5. The light concentration element assembly of claim 1, wherein a central axis of the Fresnel lens unit is aligned with that of the compound parabolic concentrator.

6. The light concentration element assembly of claim 1, wherein the Fresnel lens unit has a focal point located inside the compound parabolic concentrator, and each of the paraboloidal reflecting surfaces has a focal point located at the end of the light output opening.

7. A solar cell apparatus, comprising:

a light concentration element assembly, comprising: a Fresnel lens unit comprising a first Fresnel lens and a second Fresnel lens arranged parallel with each other, the Fresnel lens unit configured for converging light transmitted therethrough; and a compound parabolic concentrator comprising two paraboloidal reflecting surfaces, the parabolic concentrator including a light incident opening facing the Fresnel lens unit and a light output opening, the paraboloidal reflecting surfaces configured for reflecting the converged light from the Fresnel lens unit and outputting the reflected light through the light output opening; and

a solar cell device facing the light output opening and configured for receiving and converting the light from the light output opening into electrical energy.

8. The solar cell apparatus of claim 7, wherein each of the first and second Fresnel lenses includes a flat surface and a grooved surface, the flat surfaces being light incident surfaces, the grooved surfaces being light output surfaces.

9. The solar cell apparatus of claim 8, wherein the flat surfaces are parallel with each other.

10. The solar cell apparatus of claim 8, wherein a distance between the light incident surface of the first Fresnel lens and the light output opening is in a range from 110.46 mm to 122.25 mm.
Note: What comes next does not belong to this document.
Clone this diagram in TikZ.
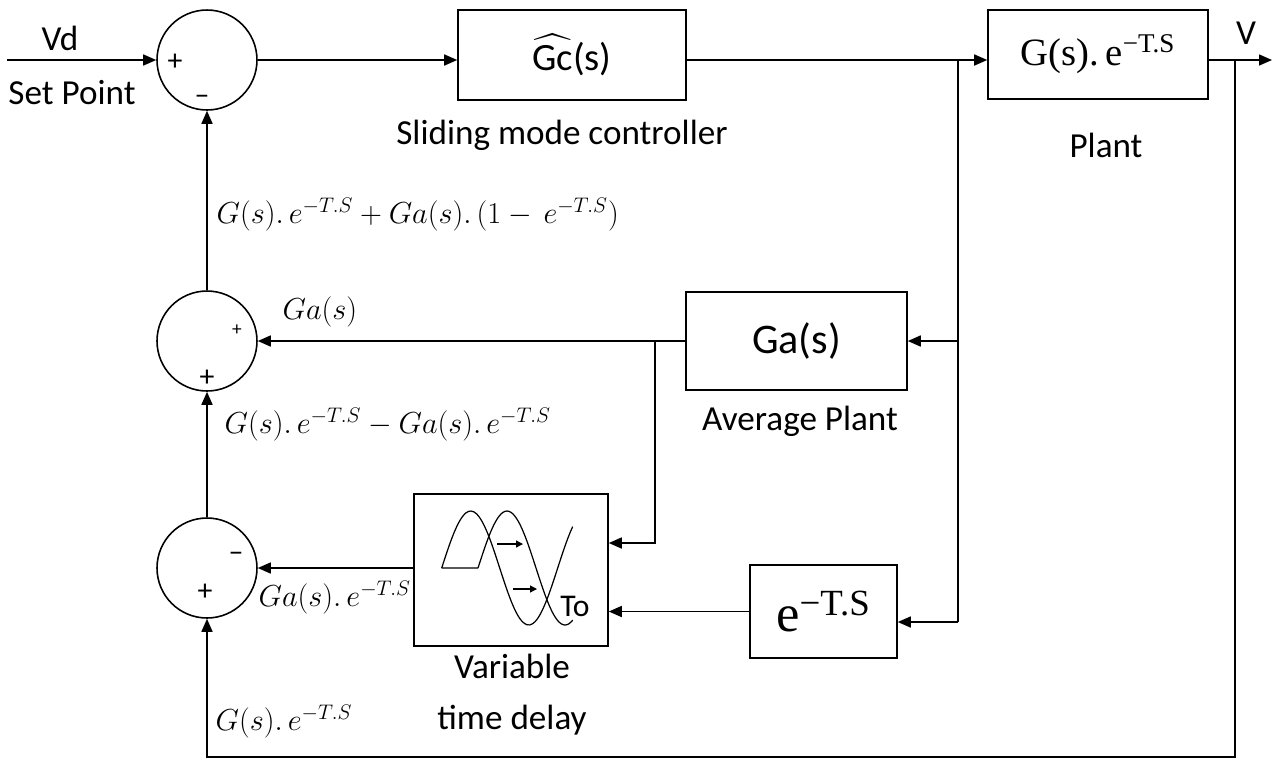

11. The solar cell apparatus of claim 7, wherein a central axis of the Fresnel lens unit is aligned with that of the compound parabolic concentrator.

12. The solar cell apparatus of claim 7, wherein the Fresnel lens unit has a focal point located inside the compound parabolic concentrator, and each of the paraboloidal reflecting surfaces has a focal point located at the end of the light output opening.